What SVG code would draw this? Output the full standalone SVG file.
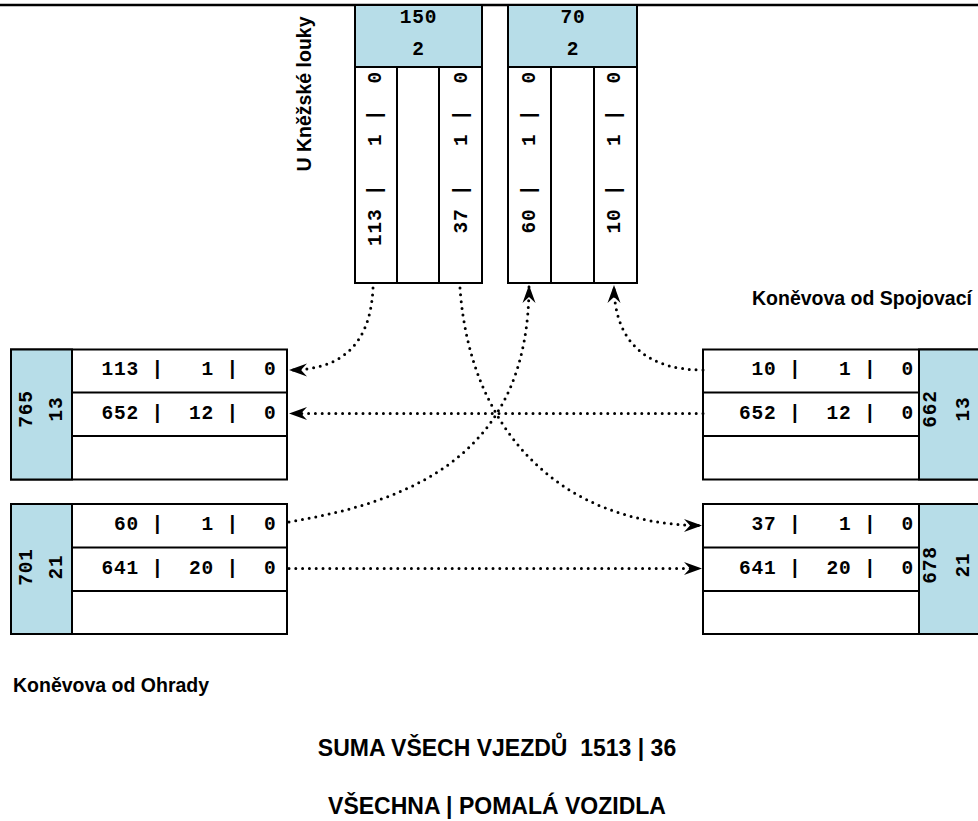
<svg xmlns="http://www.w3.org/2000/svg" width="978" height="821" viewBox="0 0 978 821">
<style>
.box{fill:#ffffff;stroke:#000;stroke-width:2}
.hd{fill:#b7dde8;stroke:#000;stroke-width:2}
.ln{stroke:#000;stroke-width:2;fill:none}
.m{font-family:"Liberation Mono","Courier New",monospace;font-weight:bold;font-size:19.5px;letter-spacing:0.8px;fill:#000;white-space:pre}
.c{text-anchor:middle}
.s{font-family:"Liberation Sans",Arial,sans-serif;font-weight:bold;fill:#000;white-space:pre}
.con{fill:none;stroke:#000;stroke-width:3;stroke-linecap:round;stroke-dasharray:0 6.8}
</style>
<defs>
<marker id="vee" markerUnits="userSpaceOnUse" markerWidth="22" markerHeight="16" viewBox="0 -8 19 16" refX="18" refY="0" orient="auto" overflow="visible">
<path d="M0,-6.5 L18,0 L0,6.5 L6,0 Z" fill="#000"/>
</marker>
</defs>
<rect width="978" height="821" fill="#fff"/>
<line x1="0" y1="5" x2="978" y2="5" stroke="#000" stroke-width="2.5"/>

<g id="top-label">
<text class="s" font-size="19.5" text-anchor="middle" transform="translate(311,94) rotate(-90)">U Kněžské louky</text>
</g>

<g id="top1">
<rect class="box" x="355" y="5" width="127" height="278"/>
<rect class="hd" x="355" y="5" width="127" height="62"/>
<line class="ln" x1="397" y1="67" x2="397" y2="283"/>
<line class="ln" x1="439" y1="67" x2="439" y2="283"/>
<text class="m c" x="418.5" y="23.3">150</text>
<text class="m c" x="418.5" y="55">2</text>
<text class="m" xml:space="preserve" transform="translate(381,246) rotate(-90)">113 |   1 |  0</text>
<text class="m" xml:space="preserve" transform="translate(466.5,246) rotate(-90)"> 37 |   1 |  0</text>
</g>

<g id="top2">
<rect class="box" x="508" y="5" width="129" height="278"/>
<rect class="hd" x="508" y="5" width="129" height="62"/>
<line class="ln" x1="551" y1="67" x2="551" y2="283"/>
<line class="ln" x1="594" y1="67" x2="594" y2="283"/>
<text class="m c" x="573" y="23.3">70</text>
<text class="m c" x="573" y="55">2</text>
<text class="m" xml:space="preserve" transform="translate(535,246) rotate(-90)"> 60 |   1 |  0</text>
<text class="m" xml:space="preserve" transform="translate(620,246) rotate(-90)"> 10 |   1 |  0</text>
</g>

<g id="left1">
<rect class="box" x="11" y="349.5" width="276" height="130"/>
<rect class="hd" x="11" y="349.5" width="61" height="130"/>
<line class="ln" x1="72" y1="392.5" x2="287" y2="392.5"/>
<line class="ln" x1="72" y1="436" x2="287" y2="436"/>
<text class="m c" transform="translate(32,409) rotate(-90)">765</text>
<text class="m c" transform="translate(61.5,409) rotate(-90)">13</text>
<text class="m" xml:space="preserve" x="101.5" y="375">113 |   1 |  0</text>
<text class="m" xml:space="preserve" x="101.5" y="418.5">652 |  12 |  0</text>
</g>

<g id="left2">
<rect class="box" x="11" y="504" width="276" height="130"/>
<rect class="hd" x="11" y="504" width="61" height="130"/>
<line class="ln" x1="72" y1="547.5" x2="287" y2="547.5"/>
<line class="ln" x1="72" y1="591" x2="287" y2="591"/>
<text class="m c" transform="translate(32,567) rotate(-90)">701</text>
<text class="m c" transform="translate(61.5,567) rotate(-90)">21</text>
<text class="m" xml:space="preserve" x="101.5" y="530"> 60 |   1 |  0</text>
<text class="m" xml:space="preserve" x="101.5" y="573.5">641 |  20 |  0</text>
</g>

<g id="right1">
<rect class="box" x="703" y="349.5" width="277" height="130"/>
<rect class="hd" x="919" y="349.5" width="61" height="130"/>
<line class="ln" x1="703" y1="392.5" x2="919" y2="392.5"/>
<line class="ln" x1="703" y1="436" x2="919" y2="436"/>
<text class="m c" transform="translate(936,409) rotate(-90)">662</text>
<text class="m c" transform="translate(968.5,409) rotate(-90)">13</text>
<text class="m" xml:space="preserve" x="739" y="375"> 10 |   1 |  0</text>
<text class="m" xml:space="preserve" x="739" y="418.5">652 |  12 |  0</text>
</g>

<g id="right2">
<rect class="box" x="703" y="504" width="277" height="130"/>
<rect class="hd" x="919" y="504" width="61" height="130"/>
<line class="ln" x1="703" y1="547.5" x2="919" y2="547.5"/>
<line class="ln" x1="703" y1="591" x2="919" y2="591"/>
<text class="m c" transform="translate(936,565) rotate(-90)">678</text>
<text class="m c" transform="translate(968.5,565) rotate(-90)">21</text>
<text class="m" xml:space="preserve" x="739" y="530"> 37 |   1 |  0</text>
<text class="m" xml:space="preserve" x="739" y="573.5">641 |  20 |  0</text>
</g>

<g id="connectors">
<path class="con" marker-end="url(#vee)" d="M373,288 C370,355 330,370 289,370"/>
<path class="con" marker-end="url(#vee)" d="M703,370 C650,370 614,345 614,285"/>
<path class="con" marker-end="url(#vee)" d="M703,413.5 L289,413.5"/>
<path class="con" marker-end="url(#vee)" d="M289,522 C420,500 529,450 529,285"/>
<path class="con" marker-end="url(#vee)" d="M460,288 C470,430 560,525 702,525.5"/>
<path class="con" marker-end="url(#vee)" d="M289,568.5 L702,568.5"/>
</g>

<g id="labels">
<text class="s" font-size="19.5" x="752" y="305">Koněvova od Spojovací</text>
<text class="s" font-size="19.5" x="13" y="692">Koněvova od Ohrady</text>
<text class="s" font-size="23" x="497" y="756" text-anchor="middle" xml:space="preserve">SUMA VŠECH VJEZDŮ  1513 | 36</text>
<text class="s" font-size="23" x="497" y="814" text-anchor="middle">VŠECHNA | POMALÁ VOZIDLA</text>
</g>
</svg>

● **Short exercise**
Copy out the listing exactly as it stands, but not the pictures.

● **Output**
What SVG code would draw this? Output the full standalone SVG file.
<svg xmlns="http://www.w3.org/2000/svg" width="978" height="821" viewBox="0 0 978 821">
<style>
.box{fill:#ffffff;stroke:#000;stroke-width:2}
.hd{fill:#b7dde8;stroke:#000;stroke-width:2}
.ln{stroke:#000;stroke-width:2;fill:none}
.m{font-family:"Liberation Mono","Courier New",monospace;font-weight:bold;font-size:19.5px;letter-spacing:0.8px;fill:#000;white-space:pre}
.c{text-anchor:middle}
.s{font-family:"Liberation Sans",Arial,sans-serif;font-weight:bold;fill:#000;white-space:pre}
.con{fill:none;stroke:#000;stroke-width:3;stroke-linecap:round;stroke-dasharray:0 6.8}
</style>
<defs>
<marker id="vee" markerUnits="userSpaceOnUse" markerWidth="22" markerHeight="16" viewBox="0 -8 19 16" refX="18" refY="0" orient="auto" overflow="visible">
<path d="M0,-6.5 L18,0 L0,6.5 L6,0 Z" fill="#000"/>
</marker>
</defs>
<rect width="978" height="821" fill="#fff"/>
<line x1="0" y1="5" x2="978" y2="5" stroke="#000" stroke-width="2.5"/>

<g id="top-label">
<text class="s" font-size="19.5" text-anchor="middle" transform="translate(311,94) rotate(-90)">U Kněžské louky</text>
</g>

<g id="top1">
<rect class="box" x="355" y="5" width="127" height="278"/>
<rect class="hd" x="355" y="5" width="127" height="62"/>
<line class="ln" x1="397" y1="67" x2="397" y2="283"/>
<line class="ln" x1="439" y1="67" x2="439" y2="283"/>
<text class="m c" x="418.5" y="23.3">150</text>
<text class="m c" x="418.5" y="55">2</text>
<text class="m" xml:space="preserve" transform="translate(381,246) rotate(-90)">113 |   1 |  0</text>
<text class="m" xml:space="preserve" transform="translate(466.5,246) rotate(-90)"> 37 |   1 |  0</text>
</g>

<g id="top2">
<rect class="box" x="508" y="5" width="129" height="278"/>
<rect class="hd" x="508" y="5" width="129" height="62"/>
<line class="ln" x1="551" y1="67" x2="551" y2="283"/>
<line class="ln" x1="594" y1="67" x2="594" y2="283"/>
<text class="m c" x="573" y="23.3">70</text>
<text class="m c" x="573" y="55">2</text>
<text class="m" xml:space="preserve" transform="translate(535,246) rotate(-90)"> 60 |   1 |  0</text>
<text class="m" xml:space="preserve" transform="translate(620,246) rotate(-90)"> 10 |   1 |  0</text>
</g>

<g id="left1">
<rect class="box" x="11" y="349.5" width="276" height="130"/>
<rect class="hd" x="11" y="349.5" width="61" height="130"/>
<line class="ln" x1="72" y1="392.5" x2="287" y2="392.5"/>
<line class="ln" x1="72" y1="436" x2="287" y2="436"/>
<text class="m c" transform="translate(32,409) rotate(-90)">765</text>
<text class="m c" transform="translate(61.5,409) rotate(-90)">13</text>
<text class="m" xml:space="preserve" x="101.5" y="375">113 |   1 |  0</text>
<text class="m" xml:space="preserve" x="101.5" y="418.5">652 |  12 |  0</text>
</g>

<g id="left2">
<rect class="box" x="11" y="504" width="276" height="130"/>
<rect class="hd" x="11" y="504" width="61" height="130"/>
<line class="ln" x1="72" y1="547.5" x2="287" y2="547.5"/>
<line class="ln" x1="72" y1="591" x2="287" y2="591"/>
<text class="m c" transform="translate(32,567) rotate(-90)">701</text>
<text class="m c" transform="translate(61.5,567) rotate(-90)">21</text>
<text class="m" xml:space="preserve" x="101.5" y="530"> 60 |   1 |  0</text>
<text class="m" xml:space="preserve" x="101.5" y="573.5">641 |  20 |  0</text>
</g>

<g id="right1">
<rect class="box" x="703" y="349.5" width="277" height="130"/>
<rect class="hd" x="919" y="349.5" width="61" height="130"/>
<line class="ln" x1="703" y1="392.5" x2="919" y2="392.5"/>
<line class="ln" x1="703" y1="436" x2="919" y2="436"/>
<text class="m c" transform="translate(936,409) rotate(-90)">662</text>
<text class="m c" transform="translate(968.5,409) rotate(-90)">13</text>
<text class="m" xml:space="preserve" x="739" y="375"> 10 |   1 |  0</text>
<text class="m" xml:space="preserve" x="739" y="418.5">652 |  12 |  0</text>
</g>

<g id="right2">
<rect class="box" x="703" y="504" width="277" height="130"/>
<rect class="hd" x="919" y="504" width="61" height="130"/>
<line class="ln" x1="703" y1="547.5" x2="919" y2="547.5"/>
<line class="ln" x1="703" y1="591" x2="919" y2="591"/>
<text class="m c" transform="translate(936,565) rotate(-90)">678</text>
<text class="m c" transform="translate(968.5,565) rotate(-90)">21</text>
<text class="m" xml:space="preserve" x="739" y="530"> 37 |   1 |  0</text>
<text class="m" xml:space="preserve" x="739" y="573.5">641 |  20 |  0</text>
</g>

<g id="connectors">
<path class="con" marker-end="url(#vee)" d="M373,288 C370,355 330,370 289,370"/>
<path class="con" marker-end="url(#vee)" d="M703,370 C650,370 614,345 614,285"/>
<path class="con" marker-end="url(#vee)" d="M703,413.5 L289,413.5"/>
<path class="con" marker-end="url(#vee)" d="M289,522 C420,500 529,450 529,285"/>
<path class="con" marker-end="url(#vee)" d="M460,288 C470,430 560,525 702,525.5"/>
<path class="con" marker-end="url(#vee)" d="M289,568.5 L702,568.5"/>
</g>

<g id="labels">
<text class="s" font-size="19.5" x="752" y="305">Koněvova od Spojovací</text>
<text class="s" font-size="19.5" x="13" y="692">Koněvova od Ohrady</text>
<text class="s" font-size="23" x="497" y="756" text-anchor="middle" xml:space="preserve">SUMA VŠECH VJEZDŮ  1513 | 36</text>
<text class="s" font-size="23" x="497" y="814" text-anchor="middle">VŠECHNA | POMALÁ VOZIDLA</text>
</g>
</svg>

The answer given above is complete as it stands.